### Task prompt
Images are not part of the copy; write out the rest of the data exactly as given.

### Source excerpt
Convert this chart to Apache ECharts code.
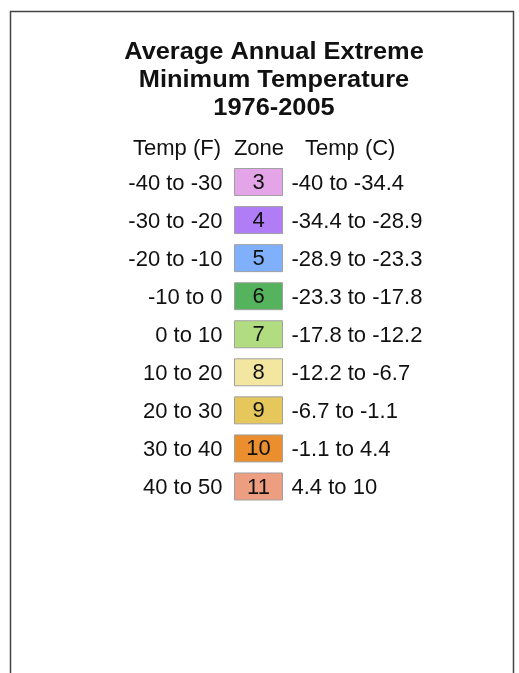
<!DOCTYPE html>
<html>
<head>
<meta charset="utf-8">
<script src="https://cdn.jsdelivr.net/npm/echarts@6/dist/echarts.min.js"></script>
<style>
html,body{margin:0;padding:0;background:#fff;}
#main{width:519px;height:673px;}
</style>
</head>
<body>
<div id="main"></div>
<script>
const titleLines = ['Average Annual Extreme', 'Minimum Temperature', '1976-2005'];
const headers = ['Temp (F)', 'Zone', 'Temp (C)'];
const zones = ['3', '4', '5', '6', '7', '8', '9', '10', '11'];
const tempF = ['-40 to -30', '-30 to -20', '-20 to -10', '-10 to 0', '0 to 10', '10 to 20', '20 to 30', '30 to 40', '40 to 50'];
const tempC = ['-40 to -34.4', '-34.4 to -28.9', '-28.9 to -23.3', '-23.3 to -17.8', '-17.8 to -12.2', '-12.2 to -6.7', '-6.7 to -1.1', '-1.1 to 4.4', '4.4 to 10'];
const zoneColors = ['#e4a5e8', '#b07df6', '#80b0fb', '#55b35d', '#b2dc80', '#f2e6a0', '#e5c75c', '#ea8e2e', '#ee9e80'];

const FONT = "'Liberation Sans', Arial, sans-serif";
const chart = echarts.init(document.getElementById('main'), null, {renderer: 'canvas'});

const data = zones.map((z, i) => ({value: [0, i], zone: z, f: tempF[i], c: tempC[i], color: zoneColors[i]}));

const titleGraphics = titleLines.map((t, i) => ({
  type: 'text', x: 274, y: 53 + i * 27.8, scaleX: 1.08, scaleY: 1,
  style: {text: t, font: 'bold 23.5px ' + FONT, fill: '#111', align: 'center', verticalAlign: 'middle'}
}));

chart.setOption({
  animation: false,
  backgroundColor: '#ffffff',
  graphic: [
    {type: 'rect', shape: {x: 10.5, y: 11.5, width: 503, height: 720}, style: {fill: 'none', stroke: '#444', lineWidth: 1.5}, silent: true},
    ...titleGraphics,
    {type: 'text', x: 221, y: 149, style: {text: headers[0], font: '22px ' + FONT, fill: '#111', align: 'right', verticalAlign: 'middle'}},
    {type: 'text', x: 259, y: 149, style: {text: headers[1], font: '22px ' + FONT, fill: '#111', align: 'center', verticalAlign: 'middle'}},
    {type: 'text', x: 305, y: 149, style: {text: headers[2], font: '22px ' + FONT, fill: '#111', align: 'left', verticalAlign: 'middle'}}
  ],
  grid: {left: 0, width: 517, top: 163, height: 342.5},
  xAxis: {type: 'value', min: -1, max: 1, show: false},
  yAxis: {type: 'category', data: zones, inverse: true, show: false},
  series: [{
    type: 'custom',
    data: data,
    renderItem: function (params, api) {
      const p = api.coord([0, api.value(1)]);
      const d = data[params.dataIndex];
      const cy = p[1];
      return {
        type: 'group',
        children: [
          {type: 'rect', shape: {x: p[0] - 24, y: cy - 13.5, width: 48, height: 27}, style: {fill: d.color, stroke: '#a0a0a0', lineWidth: 1}},
          {type: 'text', x: p[0], y: cy + 1, style: {text: d.zone, font: '22px ' + FONT, fill: '#111', align: 'center', verticalAlign: 'middle'}},
          {type: 'text', x: p[0] - 36, y: cy + 1.5, style: {text: d.f, font: '22px ' + FONT, fill: '#111', align: 'right', verticalAlign: 'middle'}},
          {type: 'text', x: p[0] + 33, y: cy + 1.5, style: {text: d.c, font: '22px ' + FONT, fill: '#111', align: 'left', verticalAlign: 'middle'}}
        ]
      };
    }
  }]
});
</script>
</body>
</html>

### Task output
Convert this chart to Apache ECharts code.
<!DOCTYPE html>
<html>
<head>
<meta charset="utf-8">
<script src="https://cdn.jsdelivr.net/npm/echarts@6/dist/echarts.min.js"></script>
<style>
html,body{margin:0;padding:0;background:#fff;}
#main{width:519px;height:673px;}
</style>
</head>
<body>
<div id="main"></div>
<script>
const titleLines = ['Average Annual Extreme', 'Minimum Temperature', '1976-2005'];
const headers = ['Temp (F)', 'Zone', 'Temp (C)'];
const zones = ['3', '4', '5', '6', '7', '8', '9', '10', '11'];
const tempF = ['-40 to -30', '-30 to -20', '-20 to -10', '-10 to 0', '0 to 10', '10 to 20', '20 to 30', '30 to 40', '40 to 50'];
const tempC = ['-40 to -34.4', '-34.4 to -28.9', '-28.9 to -23.3', '-23.3 to -17.8', '-17.8 to -12.2', '-12.2 to -6.7', '-6.7 to -1.1', '-1.1 to 4.4', '4.4 to 10'];
const zoneColors = ['#e4a5e8', '#b07df6', '#80b0fb', '#55b35d', '#b2dc80', '#f2e6a0', '#e5c75c', '#ea8e2e', '#ee9e80'];

const FONT = "'Liberation Sans', Arial, sans-serif";
const chart = echarts.init(document.getElementById('main'), null, {renderer: 'canvas'});

const data = zones.map((z, i) => ({value: [0, i], zone: z, f: tempF[i], c: tempC[i], color: zoneColors[i]}));

const titleGraphics = titleLines.map((t, i) => ({
  type: 'text', x: 274, y: 53 + i * 27.8, scaleX: 1.08, scaleY: 1,
  style: {text: t, font: 'bold 23.5px ' + FONT, fill: '#111', align: 'center', verticalAlign: 'middle'}
}));

chart.setOption({
  animation: false,
  backgroundColor: '#ffffff',
  graphic: [
    {type: 'rect', shape: {x: 10.5, y: 11.5, width: 503, height: 720}, style: {fill: 'none', stroke: '#444', lineWidth: 1.5}, silent: true},
    ...titleGraphics,
    {type: 'text', x: 221, y: 149, style: {text: headers[0], font: '22px ' + FONT, fill: '#111', align: 'right', verticalAlign: 'middle'}},
    {type: 'text', x: 259, y: 149, style: {text: headers[1], font: '22px ' + FONT, fill: '#111', align: 'center', verticalAlign: 'middle'}},
    {type: 'text', x: 305, y: 149, style: {text: headers[2], font: '22px ' + FONT, fill: '#111', align: 'left', verticalAlign: 'middle'}}
  ],
  grid: {left: 0, width: 517, top: 163, height: 342.5},
  xAxis: {type: 'value', min: -1, max: 1, show: false},
  yAxis: {type: 'category', data: zones, inverse: true, show: false},
  series: [{
    type: 'custom',
    data: data,
    renderItem: function (params, api) {
      const p = api.coord([0, api.value(1)]);
      const d = data[params.dataIndex];
      const cy = p[1];
      return {
        type: 'group',
        children: [
          {type: 'rect', shape: {x: p[0] - 24, y: cy - 13.5, width: 48, height: 27}, style: {fill: d.color, stroke: '#a0a0a0', lineWidth: 1}},
          {type: 'text', x: p[0], y: cy + 1, style: {text: d.zone, font: '22px ' + FONT, fill: '#111', align: 'center', verticalAlign: 'middle'}},
          {type: 'text', x: p[0] - 36, y: cy + 1.5, style: {text: d.f, font: '22px ' + FONT, fill: '#111', align: 'right', verticalAlign: 'middle'}},
          {type: 'text', x: p[0] + 33, y: cy + 1.5, style: {text: d.c, font: '22px ' + FONT, fill: '#111', align: 'left', verticalAlign: 'middle'}}
        ]
      };
    }
  }]
});
</script>
</body>
</html>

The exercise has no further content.